WRITTEN REQUEST: The records below hold pictures; please leave those out and retype the rest exactly.

ENTRIES SHOWN:
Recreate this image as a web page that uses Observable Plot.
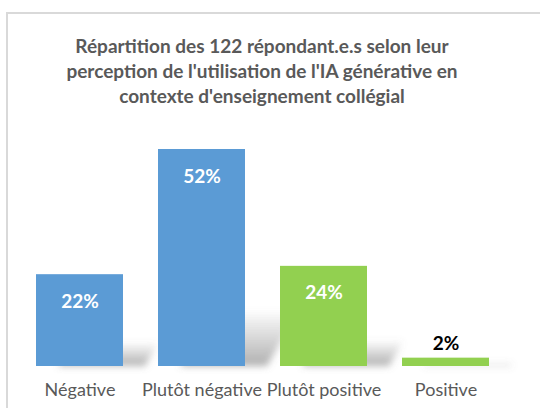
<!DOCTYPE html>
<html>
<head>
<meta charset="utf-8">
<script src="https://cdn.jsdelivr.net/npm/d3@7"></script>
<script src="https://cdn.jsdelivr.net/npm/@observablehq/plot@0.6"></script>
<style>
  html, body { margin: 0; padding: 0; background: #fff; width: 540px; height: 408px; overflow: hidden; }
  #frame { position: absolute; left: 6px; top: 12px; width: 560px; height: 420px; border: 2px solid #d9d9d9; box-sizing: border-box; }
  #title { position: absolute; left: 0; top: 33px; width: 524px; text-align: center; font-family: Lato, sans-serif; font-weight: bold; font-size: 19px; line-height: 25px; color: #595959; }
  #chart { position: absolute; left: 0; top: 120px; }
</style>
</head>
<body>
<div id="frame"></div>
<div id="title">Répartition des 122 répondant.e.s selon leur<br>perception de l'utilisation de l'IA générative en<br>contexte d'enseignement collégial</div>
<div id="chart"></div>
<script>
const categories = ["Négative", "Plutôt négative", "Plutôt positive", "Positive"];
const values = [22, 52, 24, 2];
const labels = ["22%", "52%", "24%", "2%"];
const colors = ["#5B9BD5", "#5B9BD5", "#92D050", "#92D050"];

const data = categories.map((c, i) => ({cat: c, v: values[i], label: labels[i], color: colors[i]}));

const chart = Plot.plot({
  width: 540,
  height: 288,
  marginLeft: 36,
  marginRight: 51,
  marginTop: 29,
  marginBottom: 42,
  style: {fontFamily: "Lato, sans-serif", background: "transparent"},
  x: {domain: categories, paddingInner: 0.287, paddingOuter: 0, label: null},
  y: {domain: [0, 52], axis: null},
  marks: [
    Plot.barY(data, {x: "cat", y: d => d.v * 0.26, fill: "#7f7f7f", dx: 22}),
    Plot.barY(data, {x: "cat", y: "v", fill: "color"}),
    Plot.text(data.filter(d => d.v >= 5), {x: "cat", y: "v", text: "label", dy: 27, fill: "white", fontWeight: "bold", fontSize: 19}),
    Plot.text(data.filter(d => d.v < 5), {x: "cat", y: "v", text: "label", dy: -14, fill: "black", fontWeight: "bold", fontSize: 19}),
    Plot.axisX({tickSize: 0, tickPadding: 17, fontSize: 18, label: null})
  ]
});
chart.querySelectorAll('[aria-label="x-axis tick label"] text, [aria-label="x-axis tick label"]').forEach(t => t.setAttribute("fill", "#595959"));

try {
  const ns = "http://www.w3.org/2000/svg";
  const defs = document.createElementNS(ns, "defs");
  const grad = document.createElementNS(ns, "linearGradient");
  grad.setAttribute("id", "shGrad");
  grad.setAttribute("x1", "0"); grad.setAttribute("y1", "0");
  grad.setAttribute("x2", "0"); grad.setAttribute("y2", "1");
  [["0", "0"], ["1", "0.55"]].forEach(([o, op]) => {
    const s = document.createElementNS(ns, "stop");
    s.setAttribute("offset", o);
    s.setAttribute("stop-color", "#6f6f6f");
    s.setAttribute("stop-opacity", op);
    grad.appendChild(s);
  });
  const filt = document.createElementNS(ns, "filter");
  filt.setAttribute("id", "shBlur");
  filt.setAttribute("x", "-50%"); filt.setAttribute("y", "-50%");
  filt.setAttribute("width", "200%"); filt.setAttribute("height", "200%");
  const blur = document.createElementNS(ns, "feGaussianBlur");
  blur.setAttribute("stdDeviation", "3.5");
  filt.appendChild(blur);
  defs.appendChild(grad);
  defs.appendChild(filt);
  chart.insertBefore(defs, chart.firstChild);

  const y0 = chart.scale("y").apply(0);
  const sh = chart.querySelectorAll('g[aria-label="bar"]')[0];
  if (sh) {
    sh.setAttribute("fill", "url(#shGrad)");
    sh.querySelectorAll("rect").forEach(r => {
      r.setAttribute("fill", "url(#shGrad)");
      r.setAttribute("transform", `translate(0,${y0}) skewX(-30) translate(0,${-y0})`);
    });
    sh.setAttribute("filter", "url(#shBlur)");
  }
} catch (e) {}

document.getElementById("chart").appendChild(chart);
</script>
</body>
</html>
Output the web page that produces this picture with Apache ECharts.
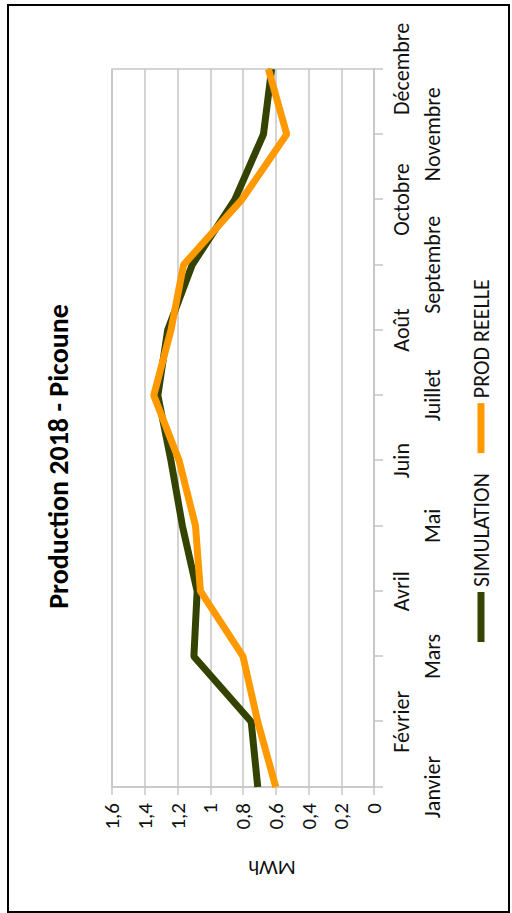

COMPLETED TASK:
Recreate this image as a web page that uses Observable Plot.
<!DOCTYPE html>
<html>
<head>
<meta charset="utf-8">
<script src="https://cdn.jsdelivr.net/npm/d3@7"></script>
<script src="https://cdn.jsdelivr.net/npm/@observablehq/plot@0.6"></script>
<style>
  html, body { margin: 0; padding: 0; background: #fff; width: 540px; height: 408px; overflow: hidden; }
  #frame { position: absolute; left: 6px; top: 12px; width: 560px; height: 420px; border: 2px solid #d9d9d9; box-sizing: border-box; }
  #title { position: absolute; left: 0; top: 33px; width: 524px; text-align: center; font-family: Lato, sans-serif; font-weight: bold; font-size: 19px; line-height: 25px; color: #595959; }
  #chart { position: absolute; left: 0; top: 120px; }
</style>
</head>
<body>
<div id="frame"></div>
<div id="title">Répartition des 122 répondant.e.s selon leur<br>perception de l'utilisation de l'IA générative en<br>contexte d'enseignement collégial</div>
<div id="chart"></div>
<script>
const categories = ["Négative", "Plutôt négative", "Plutôt positive", "Positive"];
const values = [22, 52, 24, 2];
const labels = ["22%", "52%", "24%", "2%"];
const colors = ["#5B9BD5", "#5B9BD5", "#92D050", "#92D050"];

const data = categories.map((c, i) => ({cat: c, v: values[i], label: labels[i], color: colors[i]}));

const chart = Plot.plot({
  width: 540,
  height: 288,
  marginLeft: 36,
  marginRight: 51,
  marginTop: 29,
  marginBottom: 42,
  style: {fontFamily: "Lato, sans-serif", background: "transparent"},
  x: {domain: categories, paddingInner: 0.287, paddingOuter: 0, label: null},
  y: {domain: [0, 52], axis: null},
  marks: [
    Plot.barY(data, {x: "cat", y: d => d.v * 0.26, fill: "#7f7f7f", dx: 22}),
    Plot.barY(data, {x: "cat", y: "v", fill: "color"}),
    Plot.text(data.filter(d => d.v >= 5), {x: "cat", y: "v", text: "label", dy: 27, fill: "white", fontWeight: "bold", fontSize: 19}),
    Plot.text(data.filter(d => d.v < 5), {x: "cat", y: "v", text: "label", dy: -14, fill: "black", fontWeight: "bold", fontSize: 19}),
    Plot.axisX({tickSize: 0, tickPadding: 17, fontSize: 18, label: null})
  ]
});
chart.querySelectorAll('[aria-label="x-axis tick label"] text, [aria-label="x-axis tick label"]').forEach(t => t.setAttribute("fill", "#595959"));

try {
  const ns = "http://www.w3.org/2000/svg";
  const defs = document.createElementNS(ns, "defs");
  const grad = document.createElementNS(ns, "linearGradient");
  grad.setAttribute("id", "shGrad");
  grad.setAttribute("x1", "0"); grad.setAttribute("y1", "0");
  grad.setAttribute("x2", "0"); grad.setAttribute("y2", "1");
  [["0", "0"], ["1", "0.55"]].forEach(([o, op]) => {
    const s = document.createElementNS(ns, "stop");
    s.setAttribute("offset", o);
    s.setAttribute("stop-color", "#6f6f6f");
    s.setAttribute("stop-opacity", op);
    grad.appendChild(s);
  });
  const filt = document.createElementNS(ns, "filter");
  filt.setAttribute("id", "shBlur");
  filt.setAttribute("x", "-50%"); filt.setAttribute("y", "-50%");
  filt.setAttribute("width", "200%"); filt.setAttribute("height", "200%");
  const blur = document.createElementNS(ns, "feGaussianBlur");
  blur.setAttribute("stdDeviation", "3.5");
  filt.appendChild(blur);
  defs.appendChild(grad);
  defs.appendChild(filt);
  chart.insertBefore(defs, chart.firstChild);

  const y0 = chart.scale("y").apply(0);
  const sh = chart.querySelectorAll('g[aria-label="bar"]')[0];
  if (sh) {
    sh.setAttribute("fill", "url(#shGrad)");
    sh.querySelectorAll("rect").forEach(r => {
      r.setAttribute("fill", "url(#shGrad)");
      r.setAttribute("transform", `translate(0,${y0}) skewX(-30) translate(0,${-y0})`);
    });
    sh.setAttribute("filter", "url(#shBlur)");
  }
} catch (e) {}

document.getElementById("chart").appendChild(chart);
</script>
</body>
</html>
Output the web page that produces this picture with Apache ECharts.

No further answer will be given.